According to traders, Beijing is resuming large-scale purchases from the United States to fulfil commitments made at the Busan trade summit. Despite US soybeans being far more expensive than competing Brazilian supplies, China is demonstrating political loyalty to the agreement. “This is no longer a goodwill gesture but a fulfilment of the Busan terms,” a Singapore-based trader said.

State-owned grain trader Cofco has bought at least 840,000 tonnes for December and January delivery. Traders estimate that roughly three-quarters of the shipments will depart from US Gulf Coast terminals, with the remainder scheduled from Pacific Northwest ports. The total may grow further if additional deals are finalised.
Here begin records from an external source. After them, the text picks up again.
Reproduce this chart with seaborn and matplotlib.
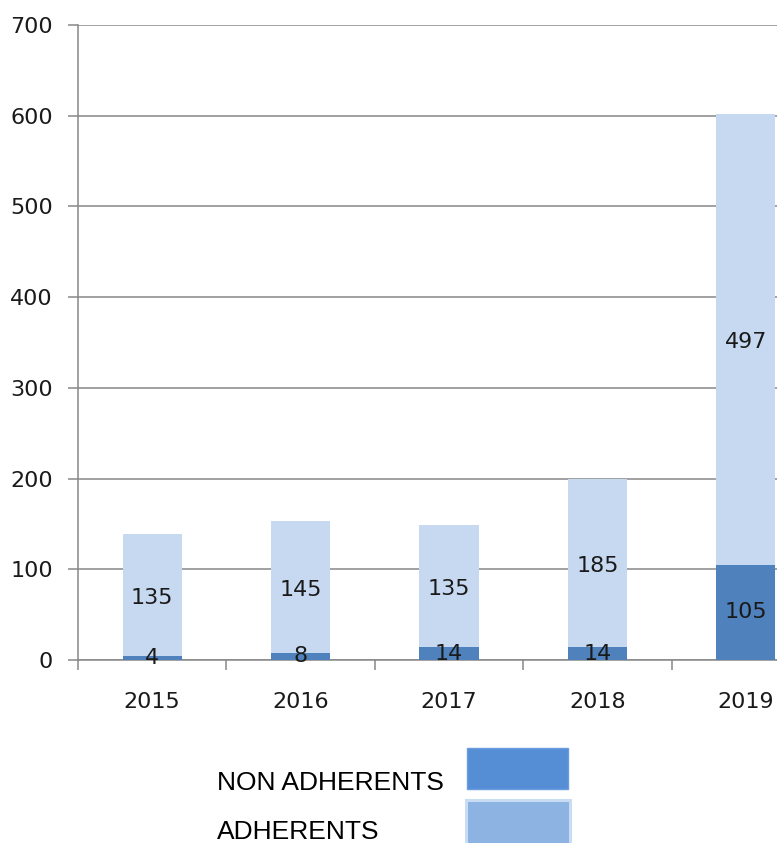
import matplotlib
matplotlib.use('Agg')
import matplotlib.pyplot as plt
from matplotlib.patches import Rectangle
import seaborn as sns
import pandas as pd

# chart data
years = ['2015', '2016', '2017', '2018', '2019']
non_adherents = [4, 8, 14, 14, 105]
adherents = [135, 145, 135, 185, 497]
legend_labels = ['NON ADHERENTS', 'ADHERENTS']

dark_blue = '#4F81BD'
light_blue = '#C6D9F1'
grid_grey = '#888888'

df = pd.DataFrame({'Year': years, 'Non': non_adherents, 'Adh': adherents})
df['Total'] = df['Non'] + df['Adh']

sns.set_style('white')
plt.rcParams['font.family'] = ['DejaVu Sans']

fig = plt.figure(figsize=(7.77, 8.43), dpi=100)
# axes runs past the right edge of the figure, like the cropped original
ax = fig.add_axes([78 / 777, 183 / 843, 742 / 777, 635 / 843])

# stacked bars: total in light blue, non adherents drawn over it in dark blue
sns.barplot(data=df, x='Year', y='Total', color=light_blue, saturation=1,
            width=0.4, linewidth=0, ax=ax, zorder=2)
sns.barplot(data=df, x='Year', y='Non', color=dark_blue, saturation=1,
            width=0.4, linewidth=0, ax=ax, zorder=3)

# segment labels (sit a touch below the segment centre, as in the original)
for i, row in df.iterrows():
    ax.text(i, row['Non'] / 2, str(row['Non']), ha='center', va='center',
            fontsize=16, color='#1a1a1a', zorder=5)
    ax.text(i, row['Non'] + row['Adh'] / 2 - 3, str(row['Adh']), ha='center',
            va='center', fontsize=16, color='#1a1a1a', zorder=5)

ax.set_xlim(-0.5, len(years) - 0.5)
ax.set_ylim(0, 700)
ax.set_yticks(range(0, 701, 100))
ax.set_xlabel('')
ax.set_ylabel('')

ax.yaxis.grid(True, color=grid_grey, linewidth=1.1)
ax.set_axisbelow(True)
for side in ['top', 'right']:
    ax.spines[side].set_visible(False)
for side in ['left', 'bottom']:
    ax.spines[side].set_color(grid_grey)
    ax.spines[side].set_linewidth(1.1)

ax.tick_params(axis='y', length=7, width=1.1, color=grid_grey, pad=11,
               labelsize=16, labelcolor='#1a1a1a', left=True)
ax.tick_params(axis='x', which='major', length=0, pad=23,
               labelsize=16, labelcolor='#1a1a1a')
ax.set_xticks([x - 0.5 for x in range(len(years))], minor=True)
ax.tick_params(axis='x', which='minor', length=7, width=1.1, color=grid_grey,
               bottom=True)

# legend drawn by hand: label on the left, swatch on the right
fig.text(217 / 777, 53 / 843, legend_labels[0], fontsize=19,
         family='Liberation Sans', va='baseline', ha='left', color='black')
fig.text(217 / 777, 4 / 843, legend_labels[1], fontsize=19,
         family='Liberation Sans', va='baseline', ha='left', color='black')
fig.patches.append(Rectangle((467 / 777, 54 / 843), 101 / 777, 41 / 843,
                             transform=fig.transFigure, facecolor='#558ED5',
                             edgecolor='#6A9DE0', linewidth=1, figure=fig))
fig.patches.append(Rectangle((465.5 / 777, -3 / 843), 104 / 777, 46 / 843,
                             transform=fig.transFigure, facecolor='#8DB3E2',
                             edgecolor='#C9DCF3', linewidth=2.2, figure=fig))

fig.savefig('out.png', dpi=100)
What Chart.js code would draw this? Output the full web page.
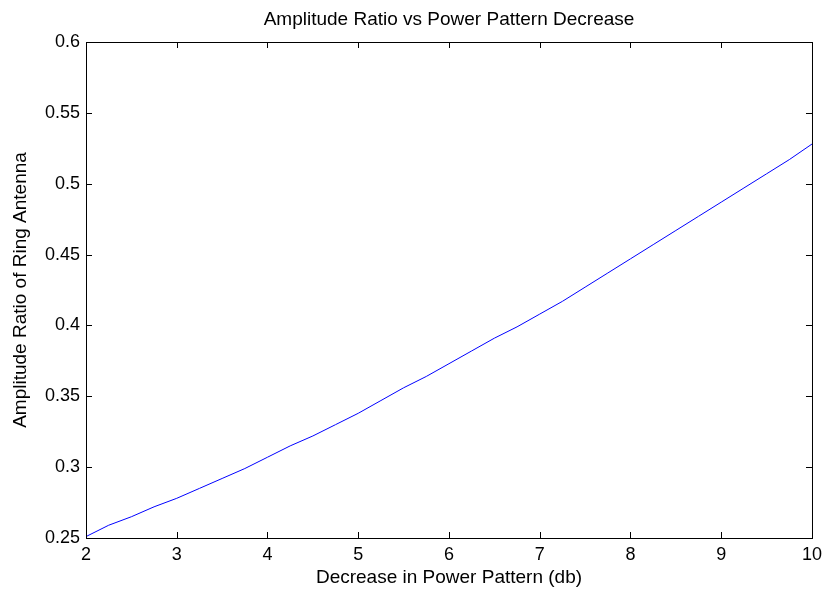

China remains vital to the US soybean market: last year, the US shipped nearly 27 million tonnes to Chinese buyers. Yet progress toward Beijing’s pledge to purchase 12 million tonnes of US soybeans in 2025 had been minimal until this week. Cofco is now paying premiums of US$2.15–US$2.40 per bushel above the January futures contract — nearly double the premium for new-crop Brazilian soybeans.

Chinese processing companies acknowledge that the purchases are driven primarily by political motives, not market economics, as domestic buyers are forced to pay substantially more than Brazilian alternatives. Still, the deals were welcomed in the United States. US Soybean Export Council CEO Jim Sutter said the renewed activity signals progress in restoring traditional trade flows and brings hope to American farmers.

Earlier this season, China largely avoided US soybeans due to the escalating trade war, turning instead to Brazil and Argentina. This shift pushed US prices to multi-year lows over the summer and worsened financial pressure on farmers already facing rising fuel, fertilizer, and seed costs. The latest Chinese buying wave has revived optimism, triggering a sharp rally in Chicago futures.